**RAW DATA**
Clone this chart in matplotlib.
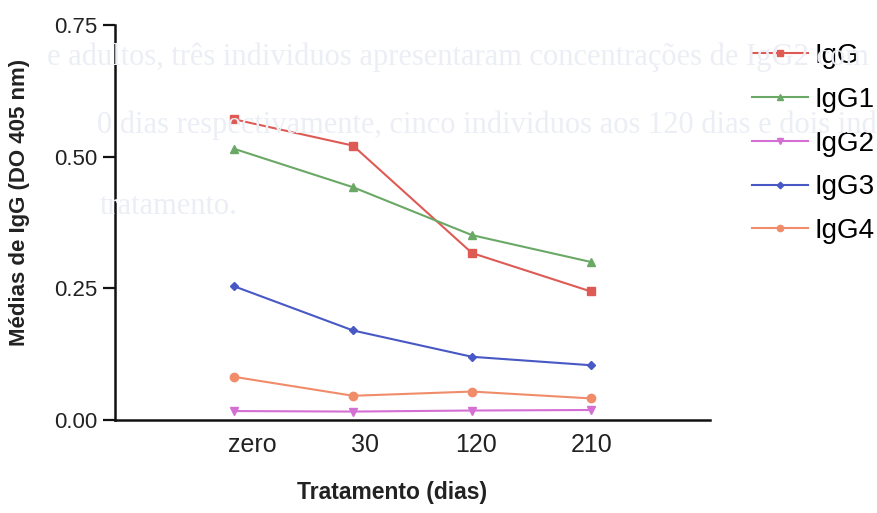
import numpy as np
import matplotlib.pyplot as plt
import matplotlib.transforms as mtransforms

plt.rcParams['font.family'] = ['Liberation Sans', 'DejaVu Sans']

# Data
tratamento = ['zero', '30', '120', '210']
igg = [0.571, 0.521, 0.317, 0.244]
igg1 = [0.515, 0.442, 0.351, 0.300]
igg2 = [0.017, 0.016, 0.018, 0.019]
igg3 = [0.254, 0.170, 0.120, 0.104]
igg4 = [0.082, 0.046, 0.054, 0.041]
y_ticks = [0.00, 0.25, 0.50, 0.75]

# faint text showing through from the scanned page
bleed_lines = [
    'e adultos, três individuos apresentaram concentrações de IgG2 com',
    '0 dias respectivamente, cinco individuos aos 120 dias e dois indi',
    'tratamento.',
]

series = [
    ('IgG', igg, '#de5a55', 's', 6),
    ('IgG1', igg1, '#6aa865', '^', 6),
    ('IgG2', igg2, '#d46fd4', 'v', 6),
    ('IgG3', igg3, '#4858c4', 'D', 4.5),
    ('IgG4', igg4, '#f08c6a', 'o', 6),
]

fig = plt.figure(figsize=(8.77, 5.13), dpi=100)
W, H = 877, 513

# background bleed-through text
for txt, (px, py) in zip(bleed_lines, [(47, 57), (97, 125), (100, 207)]):
    fig.text(px / W, 1 - py / H, txt, fontsize=22, family=['Liberation Serif'],
             color='#eceef5', va='center', ha='left', zorder=0)

ax = fig.add_axes([115 / W, 1 - 420 / H, (710 - 115) / W, (420 - 25) / H])
ax.patch.set_alpha(0)

x = np.arange(1, len(tratamento) + 1)
for name, vals, color, marker, ms in series:
    ax.plot(x, vals, color=color, lw=1.5, marker=marker, ms=ms,
            mec=color, mfc=color, label=name, clip_on=False)

ax.set_xlim(0, 5)
ax.set_ylim(0, 0.75)
ax.set_yticks(y_ticks)
ax.set_yticklabels(['%.2f' % v for v in y_ticks])
ax.set_xticks(x)
ax.set_xticklabels(tratamento)

for side in ['top', 'right']:
    ax.spines[side].set_visible(False)
for side in ['left', 'bottom']:
    ax.spines[side].set_linewidth(1.8)
    ax.spines[side].set_color('#111111')

ax.tick_params(axis='y', length=9, width=1.6, pad=4, labelsize=16,
               labelcolor='#222222', color='#111111')
ax.tick_params(axis='x', length=0, pad=9, labelsize=18, labelcolor='#222222')

# small horizontal shifts of the category labels as in the original
shifts = [18, 12, 4, 1]
for lab, dx in zip(ax.get_xticklabels(), shifts):
    lab.set_transform(lab.get_transform() +
                      mtransforms.ScaledTranslation(dx / 100, 0, fig.dpi_scale_trans))

fig.text(20 / W, 1 - 202 / H, 'Médias de IgG (DO 405 nm)', rotation=90,
         fontsize=16, fontweight='bold', color='#222222', ha='center', va='center')
fig.text(392 / W, 1 - 493 / H, 'Tratamento (dias)', fontsize=16.5,
         fontweight='bold', color='#222222', ha='center', va='center')

ax.legend(loc='upper left', bbox_to_anchor=(752 / W, 1 - 43 / H),
          bbox_transform=fig.transFigure, frameon=False, fontsize=20,
          handlelength=2.0, handletextpad=0.25, labelspacing=0.64,
          borderpad=0, borderaxespad=0, markerscale=0.75)

fig.savefig('out.png', dpi=100)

**THE REQUEST**
Leave the pictures out and reproduce exactly the lines from the top of the listing above through the line with "plt.rcParams['font.family'] = ['Liberation".

**PROBLEM SOLUTION**
Clone this chart in matplotlib.
import numpy as np
import matplotlib.pyplot as plt
import matplotlib.transforms as mtransforms

plt.rcParams['font.family'] = ['Liberation Sans', 'DejaVu Sans']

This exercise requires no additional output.